Lord Walker goes on to set the background for his caution against detention without trial, by citing works that outline the downside, Professor A T H Smith in the chapter on offences against the state in English Public Law (edited by Professor David Feldman, 2004), p 1334, Professor Clive Walker's Blackstone's Guide to the Anti-Terrorism Legislation (2002) and Professor Brian Simpson's work, In the Highest Degree Odious: Detention Without Trial in Wartime Britain, (1992); as well as hinting at problems created by internment in Northern Ireland.
He agrees, however, that the 2001 Act was passed at a time of "public emergency threatening the life of the nation" and goes on to dissent from the majority judgement saying discrimination between nationals and foreign nationals in this context is "rational."
"In this case a power of interning British citizens without trial, and with no option of going abroad if they chose to do so, would be far more oppressive, and a graver affront to their human rights, than a power to detain in "a prison with three walls" a suspected terrorist who has no right of abode in the United Kingdom, and whom the government could and would deport but for the risk of torture if he were returned to his own country. Detention of non-national suspects is still a cause of grave concern, and I share the anxieties expressed by Lord Woolf CJ in para 9 and by Brooke LJ in para 86 of their respective judgments in the Court of Appeal. But in my view Part 4 of the 2001 Act is not offensively discriminatory, because there are sound, rational grounds for different treatment."
Baroness Hale:
"Executive detention is the antithesis of the right to liberty and security of person...
We have always taken it for granted in this country that we cannot be locked up indefinitely without trial or explanation...
There is every reason to think that there are British nationals living here who are international terrorists within the meaning of the Act; who cannot be shown to be such in a court of law; and who cannot be deported to another country because they have every right to be here. Yet the Government does not think that it is necessary to lock them up. Indeed, it has publicly stated that locking up nationals is a Draconian step which could not at present be justified.
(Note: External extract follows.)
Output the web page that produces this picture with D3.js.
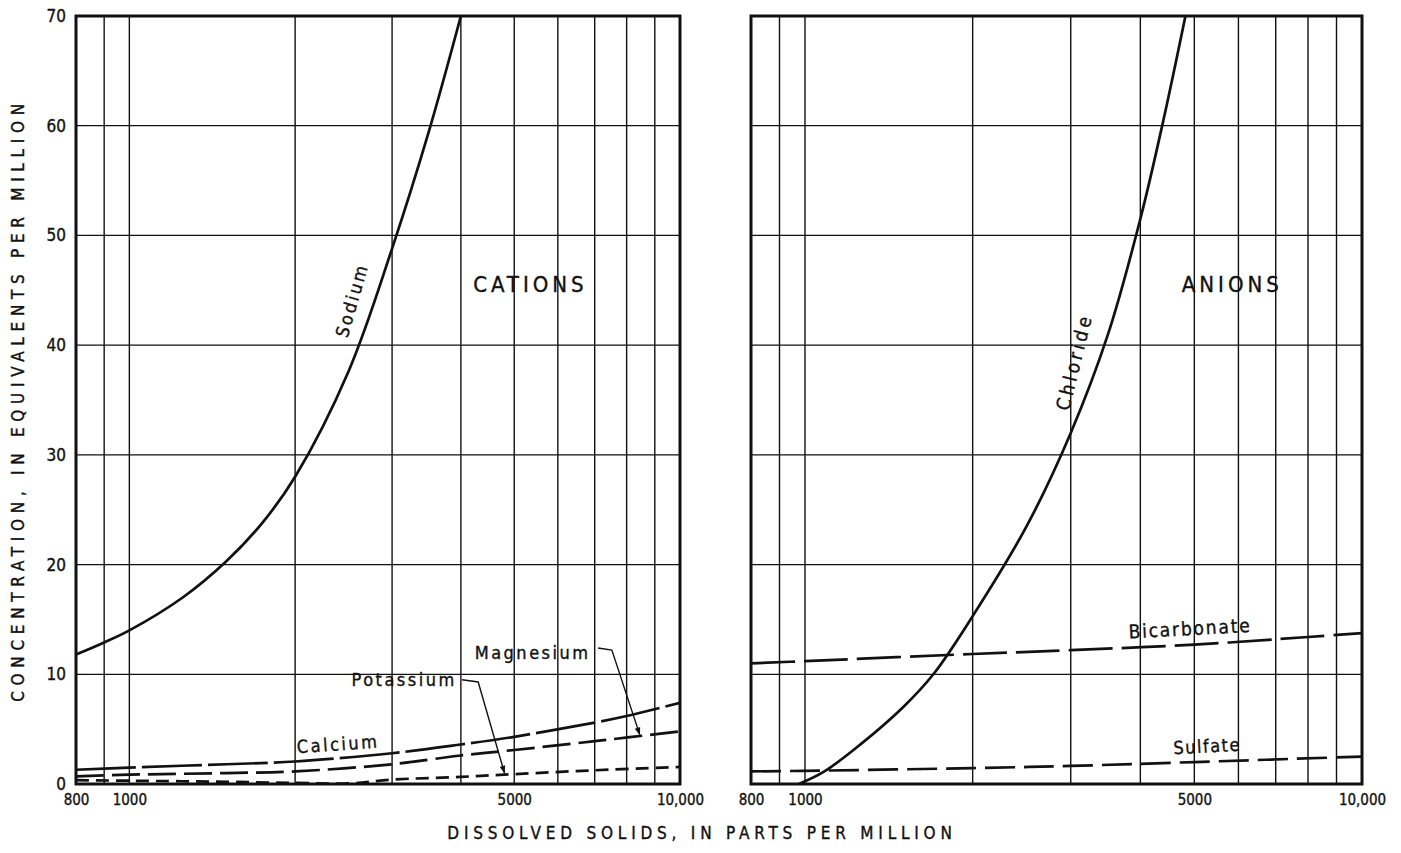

But it has provided us with no real explanation of why it is necessary to lock up one group of people sharing exactly the same characteristics as another group which it does not think necessary to lock up."
She also quotes Thomas Jefferson:
"Though the will of the majority is in all cases to prevail, that will to be rightful must be reasonable . . . The minority possess their equal rights, which equal law must protect, and to violate would be oppression."
and rounds off:
"No one has the right to be an international terrorist. But substitute "black", "disabled", "female", "gay", or any other similar adjective for "foreign" before "suspected international terrorist" and ask whether it would be justifiable to take power to lock up that group but not the "white", "able-bodied", "male" or "straight" suspected international terrorists. The answer is clear."
Complex case. Not easy for any of the parties involved. I would guess that the government's response to the decision, when it gets round to dealing with it, will be to broaden the scope of the legislation to facilitate the indefinite detention, without charge or trial, of terrorist suspects who are British nationals too.